Eleanor Roosevelt once said, “No one can make you feel inferior without your permission.” I think the logic of that statement has great applicability, despite its discomfort. It alerts us to “No one can render you powerless without your involvement.”


Have you been wronged? So be it. You’ve been shafted…hung out to dry…thrown under the bus.  Is your new identity – I am a victim? Not necessarily. The answer to that question is more up to each of us tan we might think. You can certainly roll over and give up, thus signalling to yourself and to everyone else that you are ultimately controlled by the behaviours, attitudes, and opinions of others. Or…


The thing about blaming others for your misery is that it prevents you from taking a good look at your own life. It postpones rejection. It keeps the focus of responsibility for your life in someone else’s hands. The great news in all of this (contrary to what your fears may tell you) is that taking personal responsibility for what is yours, and letting go of what is not, will not kill you. In fact, it will set you free!


You don’t have to be obnoxious in your refusal to accept the behaviour of others as being determinative of your self-image. In fact, when others try to pull that on you, your non-anxious, curious response to their attempts can be downright unnerving.


For example, suppose you discover that a co-worker has been gossiping about you, and if taken seriously, the rumours being spread stand to hurt your chances for promotion. What can you do? Are the rumours true, or false? Will you behave in a way that lends credibility to them, or behave non-anxiously in a way that leaves the rumour monger(s) in the position of having to explain themselves?


There are times when a more direct, confrontational approach may be called for, and/or the inclusion of a third party. The position of victim  however, is always a losing posture. Why?

  • It wears others out and reduces connection  (can you think of a perennial victim you admire, and want to spend more time with?)
  • It makes it harder for people to respect you
  • It makes it hard for you to respect those who are taken in by it
  • It makes you less employable
  • It contributes to a downward spiral of negativity and powerlessness.

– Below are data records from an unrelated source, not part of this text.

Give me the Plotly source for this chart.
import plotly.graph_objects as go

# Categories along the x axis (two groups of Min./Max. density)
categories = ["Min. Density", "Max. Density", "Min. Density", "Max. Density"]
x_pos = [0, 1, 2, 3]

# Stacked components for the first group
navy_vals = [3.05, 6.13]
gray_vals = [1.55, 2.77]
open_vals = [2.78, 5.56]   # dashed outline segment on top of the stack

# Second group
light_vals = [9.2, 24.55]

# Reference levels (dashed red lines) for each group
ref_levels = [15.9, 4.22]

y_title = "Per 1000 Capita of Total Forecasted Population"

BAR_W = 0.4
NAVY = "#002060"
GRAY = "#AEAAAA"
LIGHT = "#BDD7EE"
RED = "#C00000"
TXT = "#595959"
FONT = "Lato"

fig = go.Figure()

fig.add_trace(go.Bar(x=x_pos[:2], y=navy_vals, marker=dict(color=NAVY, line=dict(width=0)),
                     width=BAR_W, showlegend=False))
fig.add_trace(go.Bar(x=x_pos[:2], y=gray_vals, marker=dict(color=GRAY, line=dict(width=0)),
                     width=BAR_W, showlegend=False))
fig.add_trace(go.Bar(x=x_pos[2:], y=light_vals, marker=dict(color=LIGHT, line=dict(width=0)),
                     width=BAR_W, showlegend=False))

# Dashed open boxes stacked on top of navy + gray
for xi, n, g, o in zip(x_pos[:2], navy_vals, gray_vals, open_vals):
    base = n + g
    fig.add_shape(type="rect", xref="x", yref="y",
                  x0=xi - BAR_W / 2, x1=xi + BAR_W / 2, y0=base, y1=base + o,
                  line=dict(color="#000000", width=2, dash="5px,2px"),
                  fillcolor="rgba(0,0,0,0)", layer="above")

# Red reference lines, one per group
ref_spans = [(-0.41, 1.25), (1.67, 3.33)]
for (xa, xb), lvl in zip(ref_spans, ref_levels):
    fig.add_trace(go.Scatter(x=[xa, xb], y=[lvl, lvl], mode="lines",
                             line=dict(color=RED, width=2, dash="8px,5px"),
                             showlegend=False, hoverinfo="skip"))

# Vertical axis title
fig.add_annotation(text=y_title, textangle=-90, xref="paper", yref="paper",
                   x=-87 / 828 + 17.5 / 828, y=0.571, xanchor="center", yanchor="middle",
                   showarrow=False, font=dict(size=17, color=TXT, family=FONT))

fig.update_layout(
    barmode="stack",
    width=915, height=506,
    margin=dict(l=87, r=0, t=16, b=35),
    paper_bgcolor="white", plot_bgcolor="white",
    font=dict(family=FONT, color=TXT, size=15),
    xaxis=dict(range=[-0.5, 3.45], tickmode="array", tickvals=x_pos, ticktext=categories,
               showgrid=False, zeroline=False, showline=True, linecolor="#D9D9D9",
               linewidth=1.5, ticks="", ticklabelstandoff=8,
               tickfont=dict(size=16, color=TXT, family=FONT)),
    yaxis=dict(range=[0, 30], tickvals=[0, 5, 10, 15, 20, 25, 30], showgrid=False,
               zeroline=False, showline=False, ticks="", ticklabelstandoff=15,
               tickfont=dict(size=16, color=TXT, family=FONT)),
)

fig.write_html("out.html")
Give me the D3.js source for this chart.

Instead of blaming – self-awareness and self-management

The fact is, we sometimes do  live with, or work with extremely difficult people. Sometimes, we are the difficult people! But in learning to take personal responsibility for our own behaviour and emotional responses, we discover that the behaviour of others no longer has the power to undermine us. In fact, since we no longer provide a landing place for their poor behaviour, they are forced to come face to face with their own dysfunctionality.


My approach to coaching is primarily focused on helping my clients become more self-aware, and better self-managers. We work on leading from a more personally-authentic, non-anxious place, and in that—there is great freedom!


Some coaching questions to ponder:

  • Where / when do you find yourself tending to blame others?
  • How have you felt like a victim, and in what context(s)?
  • Where have you permitted the opinions, attitudes, or behaviours of others to deny you in some way?_
  • What examples can you think of from your own life, where you were genuinely wronged, but didn’t let it stop you from moving forward?
  • What feel like some of the more sensitive areas of leadership, where you find yourself most easily derailed by the negativity of others? How do you deal with it? How would you like to deal with it?
  • Where have you surrendered (or where do you tend to surrender) power to others? _
  • Where will you do an about face in an area where you have given too much power to the opinions and behaviours of others?_
  • What would it require of you to “pause before blaming”? What advantages can it afford you?